In the mid-to-low tier - how many people are doing their own thing vs making modules for others? (Or a mix - as in the case of KP) I wonder if there would be an easy way to quantify. Also, how many are making for multiple systems? Like Legendary does a lot of Kickstarters that are 5e & PF1e. I've seen more and more people on RPGdrivethru who are making for both D&D and Black Flag (ToV's SRD-eqiv). Are they also making for A5e? And so on...it's a fascinating industry where some people (Evil Hat, I think) are licensing out their engines. Others are mostly making modules/supplements for someone else's game. And some are making their own thing. (Or all of the above)
 

In the mid-to-low tier - how many people are doing their own thing vs making modules for others? (Or a mix - as in the case of KP) I wonder if there would be an easy way to quantify. Also, how many are making for multiple systems? Like Legendary does a lot of Kickstarters that are 5e & PF1e. I've seen more and more people on RPGdrivethru who are making for both D&D and Black Flag (ToV's SRD-eqiv). Are they also making for A5e? And so on...it's a fascinating industry where some people (Evil Hat, I think) are licensing out their engines. Others are mostly making modules/supplements for someone else's game.
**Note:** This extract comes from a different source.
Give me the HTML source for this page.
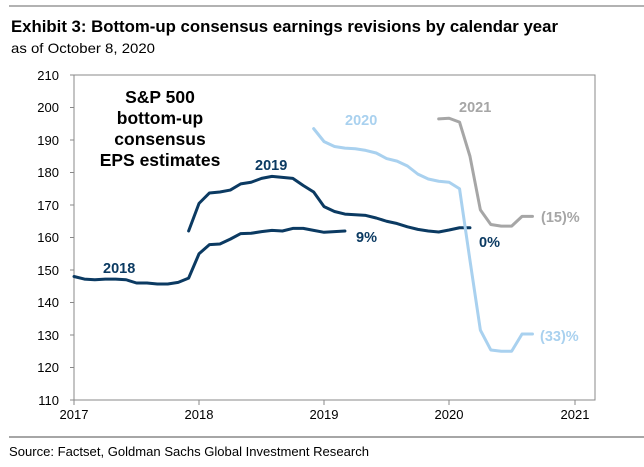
<!DOCTYPE html>
<html><head><meta charset="utf-8"><style>
body{margin:0;background:#fff;font-family:"Liberation Sans",Arial,sans-serif;}
</style></head><body>
<svg width="644" height="462" xmlns="http://www.w3.org/2000/svg" font-family="Liberation Sans, Arial, sans-serif">
<rect width="644" height="462" fill="#fff"/>
<line x1="9" y1="6" x2="644" y2="6" stroke="#999" stroke-width="1.5"/>
<text x="11" y="32" font-size="16.8" font-weight="bold" fill="#000" textLength="547" lengthAdjust="spacingAndGlyphs">Exhibit 3: Bottom-up consensus earnings revisions by calendar year</text>
<text x="11" y="53" font-size="14" fill="#000" textLength="144" lengthAdjust="spacingAndGlyphs">as of October 8, 2020</text>
<rect x="74" y="75" width="521" height="325" fill="none" stroke="#888" stroke-width="1"/>
<g font-size="13" fill="#000" text-anchor="end">
<text x="59" y="80">210</text><text x="59" y="112">200</text><text x="59" y="145">190</text><text x="59" y="177">180</text><text x="59" y="210">170</text><text x="59" y="242">160</text><text x="59" y="275">150</text><text x="59" y="307">140</text><text x="59" y="340">130</text><text x="59" y="372">120</text><text x="59" y="405">110</text>
</g>
<g stroke="#888" stroke-width="1">
<line x1="70" y1="75" x2="74" y2="75"/><line x1="70" y1="107.5" x2="74" y2="107.5"/><line x1="70" y1="140" x2="74" y2="140"/><line x1="70" y1="172.5" x2="74" y2="172.5"/><line x1="70" y1="205" x2="74" y2="205"/><line x1="70" y1="237.5" x2="74" y2="237.5"/><line x1="70" y1="270" x2="74" y2="270"/><line x1="70" y1="302.5" x2="74" y2="302.5"/><line x1="70" y1="335" x2="74" y2="335"/><line x1="70" y1="367.5" x2="74" y2="367.5"/><line x1="70" y1="400" x2="74" y2="400"/>
<line x1="74" y1="400" x2="74" y2="405"/><line x1="199" y1="400" x2="199" y2="405"/><line x1="324" y1="400" x2="324" y2="405"/><line x1="449" y1="400" x2="449" y2="405"/><line x1="575" y1="400" x2="575" y2="405"/>
</g>
<g font-size="13" fill="#000" text-anchor="middle">
<text x="74" y="419">2017</text><text x="199" y="419">2018</text><text x="324" y="419">2019</text><text x="449" y="419">2020</text><text x="575" y="419">2021</text>
</g>
<g transform="translate(74,400) scale(10.42,-3.25)" fill="none" stroke-linejoin="round" stroke-linecap="round">
<polyline vector-effect="non-scaling-stroke" stroke="#0b3a62" stroke-width="3" points="0,38 1,37.2 2,37 3,37.2 4,37.2 5,37 6,36 7,36 8,35.7 9,35.7 10,36.2 11,37.5 12,45 13,47.8 14,48 15,49.5 16,51.2 17,51.3 18,51.8 19,52.2 20,52 21,52.8 22,52.8 23,52.2 24,51.6 25,51.8 26,52"/>
<polyline vector-effect="non-scaling-stroke" stroke="#0b3a62" stroke-width="3" points="11,52 12,60.5 13,63.7 14,64 15,64.6 16,66.5 17,67 18,68.2 19,68.8 20,68.5 21,68.2 22,66 23,64 24,59.5 25,58 26,57.2 27,57 28,56.8 29,56 30,55 31,54.3 32,53.3 33,52.5 34,52 35,51.7 36,52.3 37,53 38,53"/>
<polyline vector-effect="non-scaling-stroke" stroke="#a9d1ef" stroke-width="3" points="23,83.5 24,79.5 25,78 26,77.5 27,77.3 28,76.8 29,76 30,74.3 31,73.5 32,72 33,69.5 34,68 35,67.3 36,67 37,65 38,43 39,21.5 40,15.4 41,15 42,15 43,20.3 44,20.3"/>
<polyline vector-effect="non-scaling-stroke" stroke="#a6a6a6" stroke-width="3" points="35,86.5 36,86.7 37,85.5 38,75 39,58.5 40,54 41,53.5 42,53.5 43,56.5 44,56.5"/>
</g>
<g font-weight="bold">
<text x="160" y="103" font-size="17.5" text-anchor="middle" fill="#000">S&amp;P 500</text>
<text x="160" y="124" font-size="17.5" text-anchor="middle" fill="#000">bottom-up</text>
<text x="160" y="145" font-size="17.5" text-anchor="middle" fill="#000">consensus</text>
<text x="160" y="166" font-size="17.5" text-anchor="middle" fill="#000">EPS estimates</text>
<text x="103" y="273" font-size="14.5" fill="#0b3a62">2018</text>
<text x="255" y="170" font-size="14.5" fill="#0b3a62">2019</text>
<text x="345" y="125" font-size="14.5" fill="#a9d1ef">2020</text>
<text x="459" y="112" font-size="14.5" fill="#a6a6a6">2021</text>
<text x="356" y="242" font-size="14.5" fill="#0b3a62">9%</text>
<text x="479" y="247" font-size="14.5" fill="#0b3a62">0%</text>
<text x="541" y="222" font-size="14.5" fill="#a6a6a6">(15)%</text>
<text x="540" y="341" font-size="14.5" fill="#a9d1ef">(33)%</text>
</g>
<line x1="9" y1="437" x2="644" y2="437" stroke="#888" stroke-width="1.5"/>
<text x="9" y="456" font-size="13" fill="#000" textLength="360" lengthAdjust="spacingAndGlyphs">Source: Factset, Goldman Sachs Global Investment Research</text>
</svg>
</body></html>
And some are making their own thing. (Or all of the above)
I can’t really answer that other than anecdotally how it seems to me.
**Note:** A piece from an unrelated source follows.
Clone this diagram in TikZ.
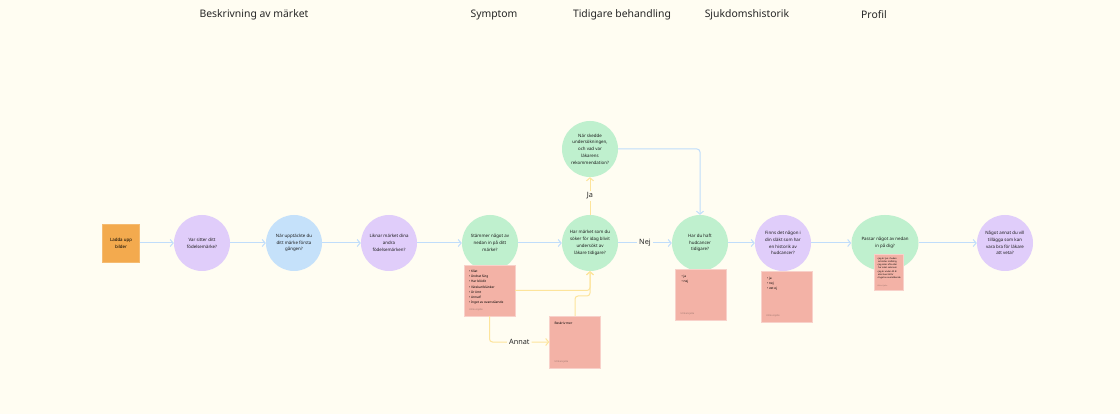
\documentclass[tikz,border=0pt]{standalone}
\usepackage{fontspec}
\setmainfont{Noto Sans}
\usetikzlibrary{positioning, arrows.meta, shapes.geometric}
\definecolor{Bakgrund}{RGB}{255, 253, 242}
\definecolor{Lila}{RGB}{224, 205, 250}
\definecolor{Ljusbla}{RGB}{197, 225, 250}
\definecolor{Gron}{RGB}{191, 240, 206}
\definecolor{Rosa}{RGB}{243, 178, 166}
\definecolor{Orange}{RGB}{243, 170, 78}
\definecolor{Bla}{RGB}{192, 221, 251}
\definecolor{Gul}{RGB}{253, 228, 155}
\definecolor{Gra}{RGB}{160, 120, 112}
\tikzset{
    fraga/.style = {circle, minimum size=56pt, inner sep=0pt, align=center, font=\fontsize{4.4}{6.8}\selectfont, text=black!90},
    lapp/.style = {fill=Rosa, draw=Rosa!60!white, line width=0.4pt, minimum width=51pt, minimum height=51pt, inner sep=0pt},
    lapptext/.style = {align=left, inner sep=0pt, font=\fontsize{3.2}{5.2}\selectfont},
    signatur/.style = {inner sep=0pt, text=Gra, font=\fontsize{2.4}{3}\selectfont},
    rubrik/.style = {font=\fontsize{10.4}{12}\selectfont, text=black!85},
    etikett/.style = {fill=Bakgrund, inner sep=2pt, font=\fontsize{7.3}{8}\selectfont, text=black!85},
    pil/.style = {arrows = {-Straight Barb[length=3pt, width=7pt]}, line width=1pt}
}

\begin{document}
\begin{tikzpicture}[
        x=1pt, y=-1pt,
        blalinje/.style = {pil, draw=Bla},
        gullinje/.style = {pil, draw=Gul}
    ]
    \fill[Bakgrund] (0,0) rectangle (1120,414);

    % rubriker
    \node[rubrik] at (254,15) {Beskrivning av märket};
    \node[rubrik] at (494,15) {Symptom};
    \node[rubrik] at (622,15) {Tidigare behandling};
    \node[rubrik] at (747,15) {Sjukdomshistorik};
    \node[rubrik] at (874,15) {Profil};

    % frågor
    \node (bilder) at (121,243) [fill=Orange, draw=Orange!80!white, minimum width=37pt, minimum height=38pt, inner sep=0pt, align=center, font=\fontsize{4.4}{6.8}\selectfont] {Ladda upp\\bilder};
    \node (plats) at (202,243) [fraga, fill=Lila] {Var sitter ditt\\födelsemärke?};
    \node (upptackt) at (294,243) [fraga, fill=Ljusbla] {När upptäckte du\\ditt märke första\\gången?};
    \node (liknar) at (389,243) [fraga, fill=Lila] {Liknar märket dina\\andra\\födelsemärken?};
    \node (symptom) at (490,243) [fraga, fill=Gron] {Stämmer något av\\nedan in på ditt\\märke?};
    \node (undersokt) at (590,243) [fraga, fill=Gron] {Har märket som du\\söker för idag blivit\\undersökt av\\läkare tidigare?};
    \node (rekommendation) at (590,149) [fraga, fill=Gron] {När skedde\\undersökningen,\\och vad var\\läkarens\\rekommendation?};
    \node (hudcancer) at (700,243) [fraga, fill=Gron] {Har du haft\\hudcancer\\tidigare?};
    \node (slakt) at (783,243) [fraga, fill=Lila] {Finns det någon i\\din släkt som har\\en historik av\\hudcancer?};
    \node (profil) at (885,243) [fraga, ellipse, minimum width=67pt, minimum height=56pt, fill=Gron] {Passar något av nedan\\in på dig?};
    \node (ovrigt) at (1005,243) [fraga, fill=Lila] {Något annat du vill\\tillägga som kan\\vara bra för läkare\\att veta?};

    % lappar
    \node (lappSymptom) at (489.5,290.5) [lapp] {};
    \node[lapptext, below right=5pt and 5pt of lappSymptom.north west] {\textbullet\ Kliat\\\textbullet\ Ändrat färg\\\textbullet\ Har blödit\\\textbullet\ Vätskar/blänker\\\textbullet\ Är ömt\\\textbullet\ Annat?\\\textbullet\ Inget av ovanstående};
    \node[signatur, above right=5pt and 5pt of lappSymptom.south west] {Ulrika Hjelte};

    \node (lappMer) at (575,342) [lapp, minimum height=52pt] {};
    \node[lapptext, below right=6pt and 5pt of lappMer.north west] {Beskriv mer};
    \node[signatur, above right=5pt and 5pt of lappMer.south west] {Ulrika Hjelte};

    \node (lappHudcancer) at (701,294.5) [lapp] {};
    \node[lapptext, below right=6pt and 6pt of lappHudcancer.north west] {\textbullet\ ja\\\textbullet\ nej};
    \node[signatur, above right=5pt and 5pt of lappHudcancer.south west] {Ulrika Hjelte};

    \node (lappSlakt) at (786.5,296.5) [lapp] {};
    \node[lapptext, below right=6pt and 6pt of lappSlakt.north west] {\textbullet\ ja\\\textbullet\ nej\\\textbullet\ vet ej};
    \node[signatur, above right=5pt and 5pt of lappSlakt.south west] {Ulrika Hjelte};

    \node (lappProfil) at (888.5,272) [lapp, minimum width=29pt, minimum height=36pt] {};
    \node[lapptext, below right=4pt and 3pt of lappProfil.north west, font=\fontsize{2.2}{3.1}\selectfont] {\textbullet\ Jag är ljus i huden\\\ \ och/eller rödhårig\\\textbullet\ Jag solar ofta eller\\\ \ har solat solarium\\\textbullet\ Jag är under 40 år\\\ \ eller över 60 år\\\textbullet\ Inget av ovanstående};
    \node[signatur, above right=3pt and 3pt of lappProfil.south west, font=\fontsize{1.8}{2}\selectfont] {Ulrika Hjelte};

    % kopplingar
    \draw[blalinje] (bilder) -- (plats);
    \draw[blalinje] (plats) -- (upptackt);
    \draw[blalinje] (upptackt) -- (liknar);
    \draw[blalinje] (liknar) -- (symptom);
    \draw[blalinje] (symptom) -- (undersokt);
    \draw[blalinje] (undersokt) -- node[etikett] {Nej} (hudcancer);
    \draw[blalinje] (hudcancer) -- (slakt);
    \draw[blalinje] (slakt) -- (profil);
    \draw[blalinje] (profil) -- (ovrigt);
    \draw[blalinje, rounded corners=3pt] (rekommendation.east) -| (hudcancer.north);

    \draw[gullinje] (undersokt.north) -- node[etikett] {Ja} (rekommendation.south);
    \draw[gullinje, rounded corners=3pt] (lappSymptom.east) -| (undersokt.south);
    \draw[gullinje, rounded corners=3pt] (lappMer.north) |- (undersokt.south |- 0,296) -- (undersokt.south);
    \draw[gullinje, rounded corners=3pt] (lappSymptom.south) |- node[etikett, pos=0.75] {Annat} (lappMer.west);
\end{tikzpicture}
\end{document}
There’s a lot of original stuff on places like itch.io by small independent creators. Tons of it. Games of every flavour you can imagine. Lots of creativity there.
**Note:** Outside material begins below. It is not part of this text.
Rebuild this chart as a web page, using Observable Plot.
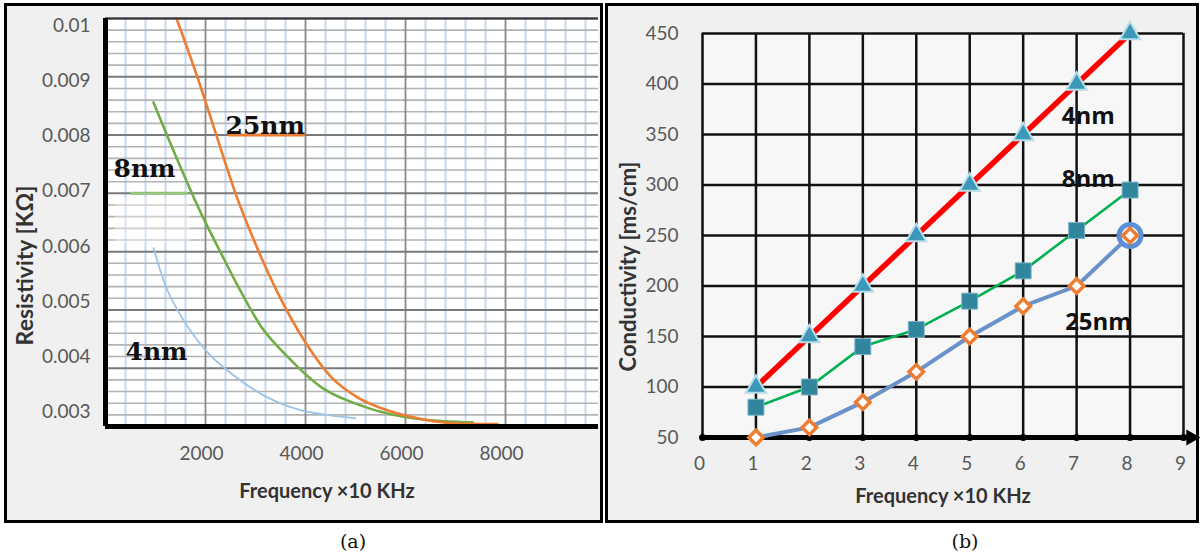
<!DOCTYPE html>
<html><head><meta charset="utf-8">
<script src="https://cdn.jsdelivr.net/npm/d3@7"></script>
<script src="https://cdn.jsdelivr.net/npm/@observablehq/plot@0.6"></script>
<style>
body{margin:0;background:#fff;}
#wrap{position:relative;width:1200px;height:554px;overflow:hidden;background:#fff;}
.panel{position:absolute;background:#f0f0f0;}
.border{position:absolute;border:3px solid #000;box-sizing:border-box;pointer-events:none;}
.cap{position:absolute;font-family:"DejaVu Serif",serif;font-size:19px;color:#111;transform:translateX(-50%);line-height:24px;}
</style></head><body>
<div id="wrap">
 <div id="pa" class="panel" style="left:5px;top:5px;width:595px;height:516px"></div>
 <div id="pb" class="panel" style="left:607px;top:5px;width:590px;height:516px"></div>
 <div class="border" style="left:4px;top:3px;width:599px;height:520px"></div>
 <div class="border" style="left:605px;top:3px;width:594px;height:520px"></div>
 <div class="cap" style="left:353px;top:529px">(a)</div>
 <div class="cap" style="left:965px;top:529px">(b)</div>
</div>
<script>
// ---------- Panel (a): Resistivity vs frequency ----------
const freq25 = [1420, 1840, 2220, 2600, 3040, 3440, 4000, 4500, 5040, 5700, 6360, 7040, 7840];
const res25  = [0.0100, 0.00899, 0.00799, 0.0070, 0.00605, 0.0053, 0.00444, 0.00386, 0.0035, 0.00326, 0.00312, 0.00305, 0.00304];
const freq8  = [960, 1960, 2300, 2660, 3100, 3640, 4360, 5040, 5700, 6360, 7340];
const res8   = [0.00856, 0.00657, 0.00599, 0.00539, 0.00473, 0.0042, 0.00365, 0.00338, 0.00321, 0.00312, 0.00307];
const freq4  = [960, 1200, 1500, 2000, 2560, 3240, 3900, 4500, 5000];
const res4   = [0.00606, 0.00542, 0.00491, 0.00431, 0.00388, 0.0035, 0.00328, 0.00319, 0.00314];
const xTicksA = [2000, 4000, 6000, 8000];
const yTicksA = [0.003, 0.004, 0.005, 0.006, 0.007, 0.008, 0.009, 0.01];
const yTickLabelsA = ["0.003", "0.004", "0.005", "0.006", "0.007", "0.008", "0.009", "0.01"];
const seriesNamesA = ["25nm", "8nm", "4nm"];

// ---------- Panel (b): Conductivity vs frequency ----------
const freqB  = [1, 2, 3, 4, 5, 6, 7, 8];
const cond4  = [100, 150, 200, 250, 300, 350, 400, 450];
const cond8  = [80, 100, 140, 157, 185, 215, 255, 295];
const cond25 = [50, 60, 85, 115, 150, 180, 200, 250];
const xTicksB = [0, 1, 2, 3, 4, 5, 6, 7, 8, 9];
const yTicksB = [50, 100, 150, 200, 250, 300, 350, 400, 450];
const seriesNamesB = ["4nm", "8nm", "25nm"];

const zip = (xs, ys) => xs.map((x, i) => ({x, y: ys[i]}));
const a25 = zip(freq25, res25), a8 = zip(freq8, res8), a4 = zip(freq4, res4);
const b4 = zip(freqB, cond4), b8 = zip(freqB, cond8), b25 = zip(freqB, cond25);

const minorXA = d3.range(1, 25).map(i => i * 400).filter(d => d % 2000 !== 0);
const minorYA = d3.range(16, 50).filter(i => i % 5 !== 0).map(i => i * 0.0002);
// the original's tick labels sit slightly compressed towards 0.008 relative to the gridlines
const labelY = t => 0.008 + (t - 0.008) * 0.948 - 0.000016;

const serifBold = {fontFamily: "'DejaVu Serif', serif", fontWeight: "bold", fontSize: 25, fill: "#111"};
const titleFont = {fontFamily: "Lato, 'Open Sans', sans-serif", fontWeight: "bold", fill: "#333"};

const plotA = Plot.plot({
  width: 595, height: 516,
  marginLeft: 100, marginRight: 2, marginTop: 13, marginBottom: 95,
  style: {background: "transparent", fontFamily: "Lato, 'Open Sans', sans-serif", fontSize: "19px", color: "#595959", overflow: "visible"},
  x: {domain: [0, 9860]},
  y: {domain: [0.003, 0.01], axis: null},
  marks: [
    Plot.frame({fill: "white", stroke: null}),
    Plot.ruleX(minorXA, {stroke: "#c5d9f1", strokeWidth: 2}),
    Plot.ruleY(minorYA, {stroke: "#b3b3b3", strokeWidth: 1.6}),
    Plot.ruleX(xTicksA, {stroke: "#8a8a8a", strokeWidth: 1.8}),
    Plot.ruleY(yTicksA, {stroke: "#7a7a7a", strokeWidth: 2}),
    Plot.rect([0], {x1: 200, x2: 1700, y1: 0.00616, y2: 0.00692, fill: "white", fillOpacity: 0.35}),
    Plot.line(a4, {x: "x", y: "y", stroke: "#9dc3e6", strokeWidth: 1.8, curve: "monotone-x"}),
    Plot.line(a8, {x: "x", y: "y", stroke: "#70ad47", strokeWidth: 2.6, curve: "monotone-x"}),
    Plot.line(a25, {x: "x", y: "y", stroke: "#ed7d31", strokeWidth: 2.6, curve: "monotone-x"}),
    Plot.ruleY([0.008], {x1: 2460, x2: 4000, stroke: "#ed7d31", strokeWidth: 3}),
    Plot.ruleY([0.007], {x1: 500, x2: 1660, stroke: "#92c47a", strokeWidth: 3}),
    Plot.text([seriesNamesA[0]], {x: 2400, y: 0.00815, textAnchor: "start", ...serifBold}),
    Plot.text([seriesNamesA[1]], {x: 160, y: 0.00741, textAnchor: "start", ...serifBold}),
    Plot.text([seriesNamesA[2]], {x: 400, y: 0.00427, textAnchor: "start", ...serifBold}),
    Plot.ruleY([0.01], {stroke: "#333", strokeWidth: 2}),
    Plot.ruleX([0], {stroke: "#000", strokeWidth: 5}),
    Plot.ruleY([0.003], {stroke: "#000", strokeWidth: 5}),
    Plot.axisX(xTicksA, {anchor: "bottom", tickSize: 0, tickPadding: 20, dx: -4, tickFormat: d => String(d), label: null}),
    Plot.text(yTicksA, {y: labelY, frameAnchor: "left", textAnchor: "end", dx: -15,
      text: d => yTickLabelsA[yTicksA.indexOf(d)], fill: "#595959"}),
    Plot.text(["Resistivity [KΩ]"], {frameAnchor: "left", textAnchor: "middle", lineAnchor: "middle", rotate: -90, dx: -80, dy: 43, fontSize: 23, ...titleFont}),
    Plot.text(["Frequency ×10 KHz"], {frameAnchor: "bottom", dx: -25, dy: 71, fontSize: 20, ...titleFont})
  ]
});
document.getElementById("pa").appendChild(plotA);

const labelFontB = {fontFamily: "'Open Sans', Lato, sans-serif", fontWeight: "bold", fontSize: 24, fill: "#111"};
const plotB = Plot.plot({
  width: 590, height: 516,
  marginLeft: 95, marginRight: 14, marginTop: 28, marginBottom: 84,
  style: {background: "transparent", fontFamily: "Lato, 'Open Sans', sans-serif", fontSize: "19px", color: "#595959", overflow: "visible"},
  x: {domain: [0, 9]},
  y: {domain: [50, 450]},
  marks: [
    Plot.frame({fill: "#f7f7f7", stroke: null}),
    Plot.ruleX(xTicksB, {stroke: "#111", strokeWidth: 2.5}),
    Plot.ruleY(yTicksB, {stroke: "#111", strokeWidth: 2.5}),
    Plot.ruleY([50], {x1: 0, x2: 9.1, stroke: "#000", strokeWidth: 5}),
    Plot.dot([9.14], {x: d => d, y: 50, symbol: "triangle", rotate: 90, r: 6, fill: "#000", stroke: null}),
    Plot.dot(xTicksB, {x: d => d, y: 50, r: 3.5, fill: "#000", stroke: null}),
    Plot.line(b25, {x: "x", y: "y", stroke: "#6a92c8", strokeWidth: 4}),
    Plot.line(b8, {x: "x", y: "y", stroke: "#00b050", strokeWidth: 2.6}),
    Plot.line(b4, {x: "x", y: "y", stroke: "#ff0000", strokeWidth: 5.5}),
    Plot.dot(b25.slice(-1), {x: "x", y: "y", r: 11, stroke: "#5b8fd6", strokeWidth: 5, fill: "white"}),
    Plot.dot(b25, {x: "x", y: "y", symbol: "diamond2", r: 6.5, stroke: "#ed7d31", strokeWidth: 3.5, fill: "white"}),
    Plot.dot(b8, {x: "x", y: "y", symbol: "square", r: 9, fill: "#31859c", stroke: "#7ab6c8", strokeWidth: 1}),
    Plot.dot(b4, {x: "x", y: "y", symbol: "triangle", r: 7.5, fill: "#3b98b8", stroke: "#b7dde8", strokeWidth: 2}),
    Plot.text([seriesNamesB[0]], {x: 7.22, y: 368, ...labelFontB}),
    Plot.text([seriesNamesB[1]], {x: 7.22, y: 306, ...labelFontB}),
    Plot.text([seriesNamesB[2]], {x: 7.41, y: 164, ...labelFontB}),
    Plot.axisX(xTicksB, {anchor: "bottom", tickSize: 0, tickPadding: 19, dx: -3, label: null}),
    Plot.axisY(yTicksB, {anchor: "left", tickSize: 0, tickPadding: 24, label: null}),
    Plot.text(["Conductivity [ms/cm]"], {frameAnchor: "left", textAnchor: "middle", lineAnchor: "middle", rotate: -90, dx: -74, dy: 31, fontSize: 22, ...titleFont}),
    Plot.text(["Frequency ×10 KHz"], {frameAnchor: "bottom", dy: 65, fontSize: 20, ...titleFont})
  ]
});
document.getElementById("pb").appendChild(plotB);
</script>
</body></html>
The stuff that the low-mid tiers seem to do has a lot of 5E or 5E adjacent stuff in it. That includes our own stuff like Level Up. Not exclusively, of course; there’s non-5E stuff there too like Evil Hat with Fate, Cubicle 7 with Warhammer. Certainly the million dollar crowdfunding club is dominated by 5E stuff.

A bit larger you see more independent systems again. You get licensed stuff like Modiphius and Free League specialise in and legacy stuff like Call of Cthulhu. Plus you have your breakout crowdfunding stars like MCDM.

Then right at the top we’re back to D&D followed by Pathfinder, a variant of D&D (though Pathfinder is moving away from that with its latest edition).

That’s all anecdotal though. I haven’t looked into it. I might be way off base!
 

Something else to consider when putting companies in tiers...

First, as Morrus said, revenue is not profit (revenue is vanity, profit is sanity).

If you see a company relying on licenced products, you can knock off 10% from their revenue straight away.

Second, see if you can find out how many staff they employ. Some of the companies mentioned, I know, have truly eye-watering monthly salary bills. The reason Mongoose can do the cool things is that our core running costs are low, and we have a smaller headcount than usual - all our admin, for example, is either automated or gets spread around the creatives (when you mail customer service, you are talking to one of the designers or graphic artists :)).

We do that because the salary of the extra one or two admin people a place of our size would normally employ gets spread around everyone else.

Once you start getting about the 25-30 mark for number of employees and you are not selling as many books as Paizo or WotC, it is kind of like being strapped to the front of a speeding train (speaking from experience) to the point you must release something every month or sink.

And I don't know, I never found that much fun. It is a very easy trap to fall into though because running a company has a lot in common with gaming (all about the min/maxing :)). It is easy to get diverted and forget why you are doing this in the first place.

As I say, vanity and sanity. Revenue is not a great measurement of company health, or even position in the market if things are not sustained.
I have always appreciated your transparency, @Mongoose_Matt. Thank you.